SANDPOINT — Next Sunday, more than 100 local diners will celebrate Valentine’s Day a week late and in unique fashion. That’s when the Sandpoint Vegetarians gather for their monthly potluck dinner at Community Hall with a theme of “compassion for animals.”

The loose-knit, but quickly growing, group of friends got started in the fall of 2008, when two couples — Eric Ridgeway and Cindy Aase and Stephen Augustine and Tricia Sullivan — met for brunch. The fare was vegetarian and even before the plates had been cleared, the foursome had planned its first community potluck.

The dinner, which was meant to be a one-time event, attracted about 60 people — triple the expected turnout. The most recent gathering, held last month, brought in approximately 110 diners.

“We have a friendly group of people and there’s a strong sense of community, so it doesn’t surprise me that it’s growing this quickly,” said Ridgeway.

“It’s a little intimidating, but it’s also exciting, because it’s turning into something,” Aase said.

One big factor in the potluck’s popularity has been the number of carnivorous tire-kickers who show up each month. About 40 percent of the participants are non-vegetarian who come to “try new things and learn new recipes,” Ridgeway said.

And recipes abound at the dinner — more than 50 of them a month — as families, couples, and individuals bring along take-home copies that describe how to prepare the dish they placed on the banquet table.

The diners’ ages range from newborn to nearly 80, with Annette Orton proudly claiming the title of elder vegetarian (see sidebar).

Eric and Cindy credit their potluck co-founders, Stephen and Tricia, as the inspiration for combining interests in personal health, environmental awareness and compassion for animals as themes for the get-togethers. Along with recipes and a rotating information table staffed by a different community organization each month, the dinners conclude with a brief presentation by one of the co-founders. This month, the topic will tie Valentine’s Day into a broader view that carries love for fellow humans over to an open heart for living things.

The talks, according to Aase, are not heavy handed and the audience is in just the right mood to absorb the message.

“You give people good food and get them sedate and comfortable and they’ll listen to you,” she said.

Not that the Sandpoint Vegetarians are out to convert meat-eaters. The real intent, Ridgeway noted, is to offer up as many tasty alternatives as possible each month and let people make their own decisions about how to eat. In his case, adopting a vegetarian regimen was more philosophical than physical.

“I’m not a vegetarian because I don’t like the taste of meat — it’s delicious,” said Ridgeway, who added that, as founder of the Long Bridge Swim and an avid athlete, he originally worried that he’d be eating nothing but salads for the rest of his days and was delighted to find out otherwise.
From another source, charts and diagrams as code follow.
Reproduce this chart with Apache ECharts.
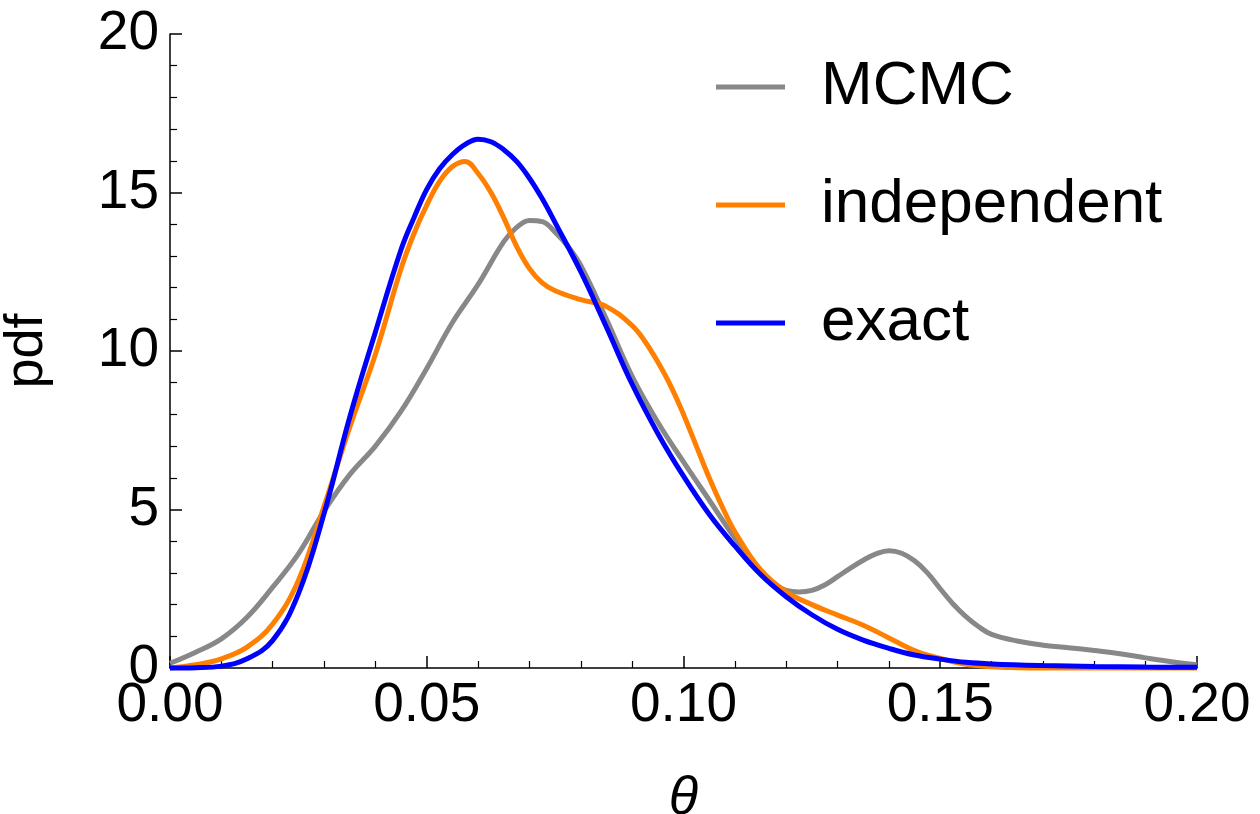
<!DOCTYPE html>
<html>
<head>
<meta charset="utf-8">
<script src="https://cdn.jsdelivr.net/npm/echarts@6/dist/echarts.min.js"></script>
<style>
html,body{margin:0;padding:0;background:#fff;}
#chart{width:1260px;height:814px;}
</style>
</head>
<body>
<div id="chart"></div>
<script>
const mcmcTheta = [0,0.005,0.01,0.015,0.02,0.025,0.03,0.035,0.04,0.045,0.05,0.055,0.06,0.065,0.0675,0.07,0.0725,0.075,0.0775,0.08,0.085,0.09,0.095,0.10,0.105,0.11,0.115,0.1175,0.12,0.1225,0.125,0.1275,0.13,0.1325,0.135,0.1375,0.14,0.1425,0.145,0.1475,0.15,0.1525,0.155,0.1575,0.16,0.165,0.17,0.175,0.18,0.185,0.19,0.195,0.20];
const mcmcValues = [0.15,0.5,0.92,1.6,2.55,3.6,4.95,6.1,7.0,8.1,9.45,10.9,12.1,13.45,13.9,14.12,14.08,13.75,13.3,12.7,11.0,9.2,7.75,6.5,5.3,4.1,3.05,2.65,2.45,2.4,2.45,2.62,2.88,3.15,3.4,3.6,3.7,3.62,3.38,3.0,2.5,2.02,1.62,1.3,1.06,0.85,0.72,0.64,0.55,0.45,0.32,0.2,0.1];
const independentTheta = [0,0.005,0.01,0.015,0.02,0.025,0.03,0.035,0.04,0.045,0.0475,0.05,0.0525,0.055,0.0575,0.06,0.0625,0.065,0.0675,0.07,0.0725,0.075,0.08,0.085,0.09,0.0925,0.095,0.0975,0.10,0.1025,0.105,0.1075,0.11,0.115,0.12,0.125,0.13,0.135,0.14,0.145,0.15,0.155,0.16,0.165,0.17,0.18,0.19,0.20];
const independentValues = [0,0.1,0.29,0.66,1.39,2.76,5.1,7.6,9.9,12.6,13.7,14.6,15.35,15.82,15.98,15.6,15.0,14.2,13.3,12.6,12.15,11.9,11.62,11.4,10.8,10.3,9.65,8.9,8.0,7.0,6.0,5.1,4.3,3.1,2.4,2.0,1.67,1.35,0.95,0.55,0.3,0.12,0.04,0.01,0,0,0,0];
const exactTheta = [0,0.005,0.01,0.015,0.02,0.025,0.03,0.035,0.04,0.045,0.0475,0.05,0.0525,0.055,0.0575,0.06,0.0625,0.065,0.0675,0.07,0.0725,0.075,0.08,0.085,0.09,0.095,0.10,0.105,0.11,0.115,0.12,0.125,0.13,0.135,0.14,0.145,0.15,0.155,0.16,0.17,0.18,0.19,0.20];
const exactValues = [0,0.01,0.06,0.29,0.87,2.34,4.87,7.91,10.6,13.2,14.2,15.1,15.75,16.2,16.52,16.68,16.6,16.35,15.98,15.45,14.8,14.05,12.5,10.75,8.95,7.4,6.05,4.85,3.85,2.95,2.25,1.68,1.22,0.88,0.62,0.41,0.28,0.18,0.13,0.08,0.05,0.03,0.02];
const seriesNames = ['MCMC','independent','exact'];
const seriesColors = ['#888888','#ff8000','#0000ff'];
const xTicks = {min:0, max:0.2, interval:0.05};
const yTicks = {min:0, max:20, interval:5};

const pairs = (xs, ys) => xs.map((t,i)=>[t, ys[i]]);
const allData = [pairs(mcmcTheta, mcmcValues), pairs(independentTheta, independentValues), pairs(exactTheta, exactValues)];
const FONT = '"Liberation Sans", Arial, sans-serif';

const chart = echarts.init(document.getElementById('chart'));
chart.setOption({
  animation:false,
  backgroundColor:'#ffffff',
  grid:{left:170, right:63, top:34, bottom:146, containLabel:false, outerBoundsMode:'none'},
  legend:{
    orient:'vertical',
    left:716, top:56,
    padding:0,
    icon:'rect',
    itemWidth:69, itemHeight:5,
    itemGap:56,
    textStyle:{fontFamily:FONT, fontSize:62, color:'#000', lineHeight:62, padding:[0,0,0,31]},
    data:seriesNames
  },
  xAxis:{
    type:'value', min:xTicks.min, max:xTicks.max, interval:xTicks.interval,
    name:'θ', nameLocation:'middle', nameGap:104,
    nameTextStyle:{fontFamily:FONT, fontSize:54, fontStyle:'italic', color:'#000'},
    axisLine:{lineStyle:{color:'#000', width:1.5}},
    axisTick:{inside:true, length:12, lineStyle:{color:'#000', width:1.5}},
    minorTick:{show:true, splitNumber:5, length:7, lineStyle:{color:'#000', width:1.2}},
    splitLine:{show:false},
    axisLabel:{fontFamily:FONT, fontSize:55, color:'#000', margin:10, formatter:v=>v.toFixed(2)}
  },
  yAxis:{
    type:'value', min:yTicks.min, max:yTicks.max, interval:yTicks.interval,
    name:'pdf', nameLocation:'middle', nameGap:116,
    nameTextStyle:{fontFamily:FONT, fontSize:54, color:'#000'},
    axisLine:{show:true, lineStyle:{color:'#000', width:1.5}},
    axisTick:{show:true, inside:true, length:12, lineStyle:{color:'#000', width:1.5}},
    minorTick:{show:true, splitNumber:5, length:7, lineStyle:{color:'#000', width:1.2}},
    splitLine:{show:false},
    axisLabel:{fontFamily:FONT, fontSize:55, color:'#000', margin:11}
  },
  series: seriesNames.map((n,i)=>({
    name:n, type:'line', data:allData[i],
    smooth:0.4, showSymbol:false, symbol:'none', clip:false,
    lineStyle:{color:seriesColors[i], width:5},
    itemStyle:{color:seriesColors[i]},
    z:2+i
  }))
});
</script>
</body>
</html>
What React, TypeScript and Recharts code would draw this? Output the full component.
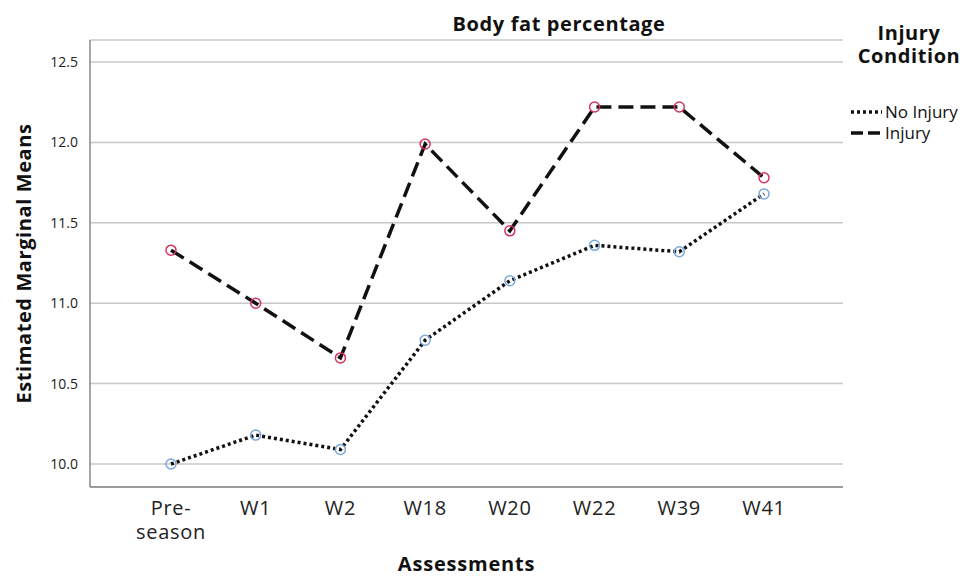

“For me, it was more because I’ve said that I’m an animal lover since I was a kid, but I never even questioned eating them,” he added. “I thought, ‘My behavior is not in line with my values.’”

Aase, who grew up locally, had parents and grandparents who raised livestock for food.

“I had a difficult time with that as a kid, so when I left home I became a vegetarian,” she said. “It was compassion, initially, for me. But it also has to do with sustainability. If you love the environment, you have to look at what we’re doing to it with things like factory farm runoff.”

The Sandpoint Vegetarians usually gather at Sandpoint Community Hall on the second Sunday of each month from 5:30-7:30 p.m., but have changed this month’s potluck to Feb. 21 due to a scheduling conflict.

Mayor Gretchen Hellar will give a short talk on the universal meaning of “True Love” and live music will be on tap. The event is free, but all participants are asked to bring a meatless dish and several copies of the recipe, as well as their own plates and silverware. Those who would like to help set up tables and chairs are invited to arrive at 5 p.m.